Kuleshov took one of the leading men of the nascent Russian cinema, a handsome young Armenian named Musjakian, and shot a close-up of him looking neutrally at the camera for a couple of minutes. He then inter-cut this shot with a close-up of a bowl of steaming hot soup, then with a close-up of a dead child, and finally with a shot of a woman exiting a train, then running toward the camera with an ecstatic expression on her face. When he and his students showed the sequence to workers at a Leningrad factory after a shift change, most members of the audience were amazed by the power of — Musjakian’s acting! How in the first scene, he was striving to look indifferent but was plainly starving to death; in the second, he was trying in suppress his emotion but was plainly devastated by the death of his son. And in the third, though again striving to be restrained and manly, he was clearly overjoyed at the sight of — his mistress.
Kuleshov followed that up by another exercise, in which he filmed a young woman getting dressed entirely in close-up her hands pulling on stockings, her arms pulling a shift over her head, etc.

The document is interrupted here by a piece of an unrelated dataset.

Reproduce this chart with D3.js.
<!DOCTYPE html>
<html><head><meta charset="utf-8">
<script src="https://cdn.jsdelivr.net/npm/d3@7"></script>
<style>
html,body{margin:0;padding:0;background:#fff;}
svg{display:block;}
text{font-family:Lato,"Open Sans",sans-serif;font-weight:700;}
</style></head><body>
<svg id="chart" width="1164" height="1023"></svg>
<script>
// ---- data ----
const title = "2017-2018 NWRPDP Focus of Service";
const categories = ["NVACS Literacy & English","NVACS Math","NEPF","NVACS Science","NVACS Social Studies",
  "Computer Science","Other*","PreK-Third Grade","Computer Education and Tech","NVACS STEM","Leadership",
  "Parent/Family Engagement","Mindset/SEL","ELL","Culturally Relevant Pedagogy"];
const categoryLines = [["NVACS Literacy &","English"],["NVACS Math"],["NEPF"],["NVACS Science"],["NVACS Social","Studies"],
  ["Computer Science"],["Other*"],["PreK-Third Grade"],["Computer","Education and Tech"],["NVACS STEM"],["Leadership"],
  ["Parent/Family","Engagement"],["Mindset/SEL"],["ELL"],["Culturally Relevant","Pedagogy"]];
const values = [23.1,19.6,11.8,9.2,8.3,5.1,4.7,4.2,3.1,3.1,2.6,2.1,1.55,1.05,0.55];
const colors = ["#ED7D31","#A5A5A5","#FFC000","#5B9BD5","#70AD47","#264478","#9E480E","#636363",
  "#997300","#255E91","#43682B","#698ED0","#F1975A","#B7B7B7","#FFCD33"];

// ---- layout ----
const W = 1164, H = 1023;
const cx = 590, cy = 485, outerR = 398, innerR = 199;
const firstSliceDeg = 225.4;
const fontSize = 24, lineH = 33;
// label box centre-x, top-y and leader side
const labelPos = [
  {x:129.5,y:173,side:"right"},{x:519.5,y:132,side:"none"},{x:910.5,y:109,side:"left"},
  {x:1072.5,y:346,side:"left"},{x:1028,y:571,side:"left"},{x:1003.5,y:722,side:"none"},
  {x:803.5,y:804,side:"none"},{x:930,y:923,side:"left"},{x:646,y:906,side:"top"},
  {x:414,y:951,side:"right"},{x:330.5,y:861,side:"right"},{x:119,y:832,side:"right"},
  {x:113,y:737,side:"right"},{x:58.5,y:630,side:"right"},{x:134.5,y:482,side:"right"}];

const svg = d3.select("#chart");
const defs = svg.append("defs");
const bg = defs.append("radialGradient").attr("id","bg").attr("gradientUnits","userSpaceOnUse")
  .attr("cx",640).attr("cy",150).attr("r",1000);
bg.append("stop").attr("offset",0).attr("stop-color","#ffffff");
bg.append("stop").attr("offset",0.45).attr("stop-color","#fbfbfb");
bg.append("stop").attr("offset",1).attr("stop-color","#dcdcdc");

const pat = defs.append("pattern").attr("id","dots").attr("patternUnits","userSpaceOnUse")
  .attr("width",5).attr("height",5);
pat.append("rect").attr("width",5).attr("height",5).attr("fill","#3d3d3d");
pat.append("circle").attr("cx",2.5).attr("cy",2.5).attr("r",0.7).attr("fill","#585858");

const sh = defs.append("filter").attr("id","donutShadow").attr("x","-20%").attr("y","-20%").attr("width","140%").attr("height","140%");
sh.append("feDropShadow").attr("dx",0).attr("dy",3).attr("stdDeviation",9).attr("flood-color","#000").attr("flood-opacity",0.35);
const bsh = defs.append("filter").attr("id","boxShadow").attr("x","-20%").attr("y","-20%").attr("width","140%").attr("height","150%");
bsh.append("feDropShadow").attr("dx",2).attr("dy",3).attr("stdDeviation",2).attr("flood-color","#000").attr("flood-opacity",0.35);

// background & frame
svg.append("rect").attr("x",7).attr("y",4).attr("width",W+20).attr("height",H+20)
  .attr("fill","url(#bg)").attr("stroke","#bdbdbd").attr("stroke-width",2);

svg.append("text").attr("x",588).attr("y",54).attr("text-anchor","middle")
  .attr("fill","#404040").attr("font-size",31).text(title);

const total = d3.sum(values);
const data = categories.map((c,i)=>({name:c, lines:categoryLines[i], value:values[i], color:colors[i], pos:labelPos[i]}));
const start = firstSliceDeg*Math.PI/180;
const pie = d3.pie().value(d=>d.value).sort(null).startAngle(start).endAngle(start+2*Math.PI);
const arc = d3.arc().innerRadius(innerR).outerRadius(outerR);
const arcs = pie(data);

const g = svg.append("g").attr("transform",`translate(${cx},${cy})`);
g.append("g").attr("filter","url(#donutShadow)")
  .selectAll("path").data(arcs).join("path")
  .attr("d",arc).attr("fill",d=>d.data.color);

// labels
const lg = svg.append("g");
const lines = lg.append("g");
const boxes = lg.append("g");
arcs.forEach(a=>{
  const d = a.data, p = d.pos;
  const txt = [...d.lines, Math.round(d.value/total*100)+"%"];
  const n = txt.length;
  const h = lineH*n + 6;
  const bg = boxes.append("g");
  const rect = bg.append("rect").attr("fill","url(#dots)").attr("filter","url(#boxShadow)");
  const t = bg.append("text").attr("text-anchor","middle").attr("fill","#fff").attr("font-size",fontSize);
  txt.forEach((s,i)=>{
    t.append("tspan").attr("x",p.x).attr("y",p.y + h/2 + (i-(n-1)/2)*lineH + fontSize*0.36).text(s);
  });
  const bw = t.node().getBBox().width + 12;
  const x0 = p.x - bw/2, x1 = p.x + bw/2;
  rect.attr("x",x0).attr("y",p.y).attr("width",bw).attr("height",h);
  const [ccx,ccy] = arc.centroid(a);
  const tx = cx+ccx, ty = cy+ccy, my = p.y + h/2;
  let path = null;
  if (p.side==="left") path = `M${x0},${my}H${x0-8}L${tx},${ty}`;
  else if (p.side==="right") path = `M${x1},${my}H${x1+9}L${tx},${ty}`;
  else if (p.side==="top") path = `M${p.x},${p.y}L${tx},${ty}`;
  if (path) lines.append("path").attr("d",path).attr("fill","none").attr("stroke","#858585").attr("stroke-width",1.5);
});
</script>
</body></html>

At the end of the class in which he showed the sequence, one of his students begged him for the address of the young woman, by whom he was clearly smitten. Kuleshov gravely refused, despite the student’s assurances of his good intentions. Finally, after being further pressed, Kuleshov confessed that the young woman with whom the student was infatuated consisted in fact of four different women, and one man.
So you see, Kuleshov concluded, I have created an entirely fictional creature that is nonetheless capable of inspiring passion. The central creative heart of filmmaking, he concluded, was editing which, along with the multiple points of view enabled by camera position, enabled film to far surpass theatre in expressive range and power.

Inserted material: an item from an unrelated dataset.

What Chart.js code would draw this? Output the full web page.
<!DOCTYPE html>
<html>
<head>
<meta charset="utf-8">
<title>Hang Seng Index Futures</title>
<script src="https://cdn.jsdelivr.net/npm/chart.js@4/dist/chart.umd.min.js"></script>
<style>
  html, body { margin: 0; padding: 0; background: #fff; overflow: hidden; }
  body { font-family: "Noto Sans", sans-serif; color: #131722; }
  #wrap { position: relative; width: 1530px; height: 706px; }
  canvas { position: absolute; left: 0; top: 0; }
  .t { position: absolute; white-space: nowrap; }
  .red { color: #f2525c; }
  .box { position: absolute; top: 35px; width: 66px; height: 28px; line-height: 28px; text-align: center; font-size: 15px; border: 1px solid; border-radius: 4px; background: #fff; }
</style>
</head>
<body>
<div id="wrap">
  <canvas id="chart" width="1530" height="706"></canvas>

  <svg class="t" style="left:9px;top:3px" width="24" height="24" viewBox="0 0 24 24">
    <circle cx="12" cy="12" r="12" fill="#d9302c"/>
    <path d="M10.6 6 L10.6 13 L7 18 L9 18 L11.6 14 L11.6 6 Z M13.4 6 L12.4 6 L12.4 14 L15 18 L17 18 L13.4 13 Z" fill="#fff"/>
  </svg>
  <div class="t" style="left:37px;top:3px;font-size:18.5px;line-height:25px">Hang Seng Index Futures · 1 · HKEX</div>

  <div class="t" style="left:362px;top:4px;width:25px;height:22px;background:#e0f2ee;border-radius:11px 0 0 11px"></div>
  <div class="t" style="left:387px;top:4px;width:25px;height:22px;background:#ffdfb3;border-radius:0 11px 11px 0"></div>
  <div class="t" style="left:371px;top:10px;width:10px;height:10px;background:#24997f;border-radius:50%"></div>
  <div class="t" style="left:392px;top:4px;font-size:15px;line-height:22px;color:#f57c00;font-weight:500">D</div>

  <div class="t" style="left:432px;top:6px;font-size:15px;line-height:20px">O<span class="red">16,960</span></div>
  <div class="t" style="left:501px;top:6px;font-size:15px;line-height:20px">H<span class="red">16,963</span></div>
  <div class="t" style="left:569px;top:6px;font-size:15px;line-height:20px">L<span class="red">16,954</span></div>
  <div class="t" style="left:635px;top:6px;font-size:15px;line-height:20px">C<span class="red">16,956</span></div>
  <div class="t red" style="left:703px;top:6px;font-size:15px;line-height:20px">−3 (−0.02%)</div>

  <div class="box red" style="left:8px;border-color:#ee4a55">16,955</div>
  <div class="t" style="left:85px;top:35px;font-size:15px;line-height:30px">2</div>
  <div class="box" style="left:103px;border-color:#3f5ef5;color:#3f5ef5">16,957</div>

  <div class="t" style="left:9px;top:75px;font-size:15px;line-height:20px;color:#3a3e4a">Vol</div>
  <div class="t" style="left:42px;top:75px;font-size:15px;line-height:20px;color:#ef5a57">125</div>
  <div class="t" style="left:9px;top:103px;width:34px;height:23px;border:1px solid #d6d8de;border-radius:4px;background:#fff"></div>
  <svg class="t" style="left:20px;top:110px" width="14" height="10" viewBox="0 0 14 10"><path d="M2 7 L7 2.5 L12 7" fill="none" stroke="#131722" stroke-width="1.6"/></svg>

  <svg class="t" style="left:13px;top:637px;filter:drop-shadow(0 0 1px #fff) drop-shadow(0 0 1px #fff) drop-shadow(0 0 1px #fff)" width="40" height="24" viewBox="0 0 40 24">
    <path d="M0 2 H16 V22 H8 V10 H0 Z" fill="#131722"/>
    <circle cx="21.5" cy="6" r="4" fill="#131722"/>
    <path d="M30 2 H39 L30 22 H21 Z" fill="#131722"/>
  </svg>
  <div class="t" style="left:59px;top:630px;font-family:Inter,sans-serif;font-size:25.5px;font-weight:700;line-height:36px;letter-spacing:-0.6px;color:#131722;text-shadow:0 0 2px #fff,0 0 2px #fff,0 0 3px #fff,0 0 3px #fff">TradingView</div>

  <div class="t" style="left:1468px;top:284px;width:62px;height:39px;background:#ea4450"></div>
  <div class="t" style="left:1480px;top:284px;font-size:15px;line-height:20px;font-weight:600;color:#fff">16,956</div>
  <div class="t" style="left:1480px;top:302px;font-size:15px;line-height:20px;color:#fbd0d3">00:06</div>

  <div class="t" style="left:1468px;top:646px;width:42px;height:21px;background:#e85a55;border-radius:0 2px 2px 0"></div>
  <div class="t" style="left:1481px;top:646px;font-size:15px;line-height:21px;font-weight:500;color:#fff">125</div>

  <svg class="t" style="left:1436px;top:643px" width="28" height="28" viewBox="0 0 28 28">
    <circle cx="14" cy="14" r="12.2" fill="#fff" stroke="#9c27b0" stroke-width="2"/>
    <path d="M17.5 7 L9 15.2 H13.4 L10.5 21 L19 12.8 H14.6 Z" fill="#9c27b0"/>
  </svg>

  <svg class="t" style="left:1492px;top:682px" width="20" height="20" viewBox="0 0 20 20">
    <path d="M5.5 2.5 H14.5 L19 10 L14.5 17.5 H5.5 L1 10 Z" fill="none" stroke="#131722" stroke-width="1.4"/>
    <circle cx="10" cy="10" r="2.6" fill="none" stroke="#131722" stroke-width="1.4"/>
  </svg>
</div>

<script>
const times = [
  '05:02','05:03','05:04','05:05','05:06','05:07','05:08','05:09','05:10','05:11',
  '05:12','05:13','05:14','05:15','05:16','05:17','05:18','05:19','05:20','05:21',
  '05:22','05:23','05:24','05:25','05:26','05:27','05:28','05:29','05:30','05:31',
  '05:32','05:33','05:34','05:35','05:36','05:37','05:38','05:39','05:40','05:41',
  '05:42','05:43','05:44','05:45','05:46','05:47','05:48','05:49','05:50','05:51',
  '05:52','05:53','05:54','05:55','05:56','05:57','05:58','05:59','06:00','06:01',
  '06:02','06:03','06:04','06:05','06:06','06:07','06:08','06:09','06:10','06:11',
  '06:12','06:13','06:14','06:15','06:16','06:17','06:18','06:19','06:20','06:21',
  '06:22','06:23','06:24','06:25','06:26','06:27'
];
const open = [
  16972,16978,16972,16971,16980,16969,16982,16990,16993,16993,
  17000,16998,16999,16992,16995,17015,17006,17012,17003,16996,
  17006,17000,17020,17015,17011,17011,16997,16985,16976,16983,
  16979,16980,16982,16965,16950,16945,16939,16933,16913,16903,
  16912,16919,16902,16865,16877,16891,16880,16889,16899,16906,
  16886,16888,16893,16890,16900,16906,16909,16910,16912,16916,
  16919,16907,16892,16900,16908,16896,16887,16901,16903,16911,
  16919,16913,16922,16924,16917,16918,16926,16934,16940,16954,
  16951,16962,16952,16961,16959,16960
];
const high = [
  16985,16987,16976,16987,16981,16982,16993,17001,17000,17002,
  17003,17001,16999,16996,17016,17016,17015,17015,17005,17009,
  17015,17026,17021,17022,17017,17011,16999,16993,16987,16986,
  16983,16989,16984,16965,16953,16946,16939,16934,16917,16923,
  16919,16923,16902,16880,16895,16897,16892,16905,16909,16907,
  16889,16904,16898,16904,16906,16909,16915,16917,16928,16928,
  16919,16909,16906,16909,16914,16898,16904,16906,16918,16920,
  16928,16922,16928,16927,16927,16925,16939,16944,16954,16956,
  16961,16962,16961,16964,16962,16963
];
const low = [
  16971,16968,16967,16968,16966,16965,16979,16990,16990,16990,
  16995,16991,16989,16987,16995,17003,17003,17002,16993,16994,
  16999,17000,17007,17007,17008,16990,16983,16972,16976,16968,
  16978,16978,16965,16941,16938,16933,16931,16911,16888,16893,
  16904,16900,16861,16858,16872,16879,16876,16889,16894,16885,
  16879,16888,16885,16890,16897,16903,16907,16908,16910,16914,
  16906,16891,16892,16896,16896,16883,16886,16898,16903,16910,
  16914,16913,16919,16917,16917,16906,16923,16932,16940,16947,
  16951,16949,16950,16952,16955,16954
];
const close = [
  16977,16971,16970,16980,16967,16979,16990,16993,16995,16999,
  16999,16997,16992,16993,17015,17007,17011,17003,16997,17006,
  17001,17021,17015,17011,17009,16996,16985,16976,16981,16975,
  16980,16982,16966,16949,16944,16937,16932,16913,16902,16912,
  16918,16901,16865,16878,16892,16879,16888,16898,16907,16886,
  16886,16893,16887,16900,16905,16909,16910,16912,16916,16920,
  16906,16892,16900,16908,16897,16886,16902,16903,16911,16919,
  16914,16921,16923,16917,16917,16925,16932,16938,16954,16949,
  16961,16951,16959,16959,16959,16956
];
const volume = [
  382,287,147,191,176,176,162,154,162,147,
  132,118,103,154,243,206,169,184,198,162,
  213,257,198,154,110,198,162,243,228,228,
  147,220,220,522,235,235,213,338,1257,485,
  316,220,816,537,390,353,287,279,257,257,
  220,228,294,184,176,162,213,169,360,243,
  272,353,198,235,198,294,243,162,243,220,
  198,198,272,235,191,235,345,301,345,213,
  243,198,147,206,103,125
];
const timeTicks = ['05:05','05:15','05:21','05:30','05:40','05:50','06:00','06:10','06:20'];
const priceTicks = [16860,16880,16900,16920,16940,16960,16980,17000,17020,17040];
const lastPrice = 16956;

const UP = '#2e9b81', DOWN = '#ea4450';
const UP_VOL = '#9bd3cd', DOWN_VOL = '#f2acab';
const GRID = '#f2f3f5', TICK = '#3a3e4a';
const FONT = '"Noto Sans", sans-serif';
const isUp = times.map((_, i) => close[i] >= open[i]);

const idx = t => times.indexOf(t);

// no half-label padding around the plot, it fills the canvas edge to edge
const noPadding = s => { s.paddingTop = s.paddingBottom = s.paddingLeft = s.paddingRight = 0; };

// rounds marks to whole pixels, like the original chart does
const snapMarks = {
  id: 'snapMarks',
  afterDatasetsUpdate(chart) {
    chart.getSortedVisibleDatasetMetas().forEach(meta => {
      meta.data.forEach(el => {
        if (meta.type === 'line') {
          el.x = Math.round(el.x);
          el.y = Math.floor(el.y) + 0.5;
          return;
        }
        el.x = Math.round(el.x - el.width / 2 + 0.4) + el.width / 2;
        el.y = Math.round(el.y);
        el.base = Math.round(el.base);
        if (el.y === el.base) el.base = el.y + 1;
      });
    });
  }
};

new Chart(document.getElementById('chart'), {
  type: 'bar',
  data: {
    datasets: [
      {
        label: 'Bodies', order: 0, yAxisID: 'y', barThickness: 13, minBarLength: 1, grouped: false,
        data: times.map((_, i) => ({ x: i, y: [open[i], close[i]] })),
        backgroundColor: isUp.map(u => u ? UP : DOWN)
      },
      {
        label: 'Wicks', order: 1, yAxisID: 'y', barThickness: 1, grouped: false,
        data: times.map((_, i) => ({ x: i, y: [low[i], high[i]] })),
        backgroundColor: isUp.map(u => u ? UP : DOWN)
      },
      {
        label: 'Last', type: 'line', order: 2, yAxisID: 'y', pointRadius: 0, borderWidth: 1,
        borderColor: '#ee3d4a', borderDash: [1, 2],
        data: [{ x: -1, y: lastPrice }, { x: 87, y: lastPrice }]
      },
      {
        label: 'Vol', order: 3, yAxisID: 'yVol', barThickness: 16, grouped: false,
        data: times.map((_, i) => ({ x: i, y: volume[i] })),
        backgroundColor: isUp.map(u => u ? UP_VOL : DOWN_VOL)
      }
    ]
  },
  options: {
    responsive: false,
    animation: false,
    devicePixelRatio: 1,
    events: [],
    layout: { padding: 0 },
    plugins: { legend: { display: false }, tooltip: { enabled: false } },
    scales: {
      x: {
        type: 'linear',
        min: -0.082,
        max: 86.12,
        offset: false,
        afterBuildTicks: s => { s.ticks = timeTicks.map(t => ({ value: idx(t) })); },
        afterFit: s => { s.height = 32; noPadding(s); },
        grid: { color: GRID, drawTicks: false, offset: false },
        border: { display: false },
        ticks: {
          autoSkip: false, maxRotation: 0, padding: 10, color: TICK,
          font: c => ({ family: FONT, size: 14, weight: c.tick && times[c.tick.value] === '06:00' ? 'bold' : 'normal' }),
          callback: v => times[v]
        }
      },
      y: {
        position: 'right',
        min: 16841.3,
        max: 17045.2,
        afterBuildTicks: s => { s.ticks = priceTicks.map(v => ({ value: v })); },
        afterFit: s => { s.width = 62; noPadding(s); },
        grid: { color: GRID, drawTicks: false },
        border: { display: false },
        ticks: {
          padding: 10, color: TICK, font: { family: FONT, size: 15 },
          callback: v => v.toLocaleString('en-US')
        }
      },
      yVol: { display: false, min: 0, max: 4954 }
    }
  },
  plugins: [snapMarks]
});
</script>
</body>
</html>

How true this was is attested to by the fact that, as early as 1920, both Pope Benedict XV and Vladimir Illyich Lenin, who agreed on little else, both pronounced film to be the most influential art form in the history of the world.
But in a further paradox, the foremost innovator in the history of American cinema was a man of the theatre D.W. Griffith. And he used the new technology which like all technologies is amoral — to promote a virulently racist ideology. His most powerful film, the founding ‘masterpiece’ of American cinema, Birth of a Nation, is one of the most morally disgusting films ever made, the widespread exhibition of which is arguably responsible for the murder of hundreds of African American citizens at the hands of a rejuvenated Klu Klux Klan, which brings us back to our starting point: Ms. Simmons charge of racism in American filmmaking.
That film is a medium of phenomenal power is undeniable. That there is racism in American filmmaking is also, I think, undeniable. I would assert as well, without offering evidence, that it is less virulent now than it was at the beginning. But whether it is a cause or merely a symptom is very much subject to continuing debate. If films are merely symptoms of the zeitgeist of the times, Ms. Simmon’s injunction to produce different kinds of films is likely to have less effect, even if carried out, than if films can in fact cause different values to be instilled. I hope to engage that subject in a later post.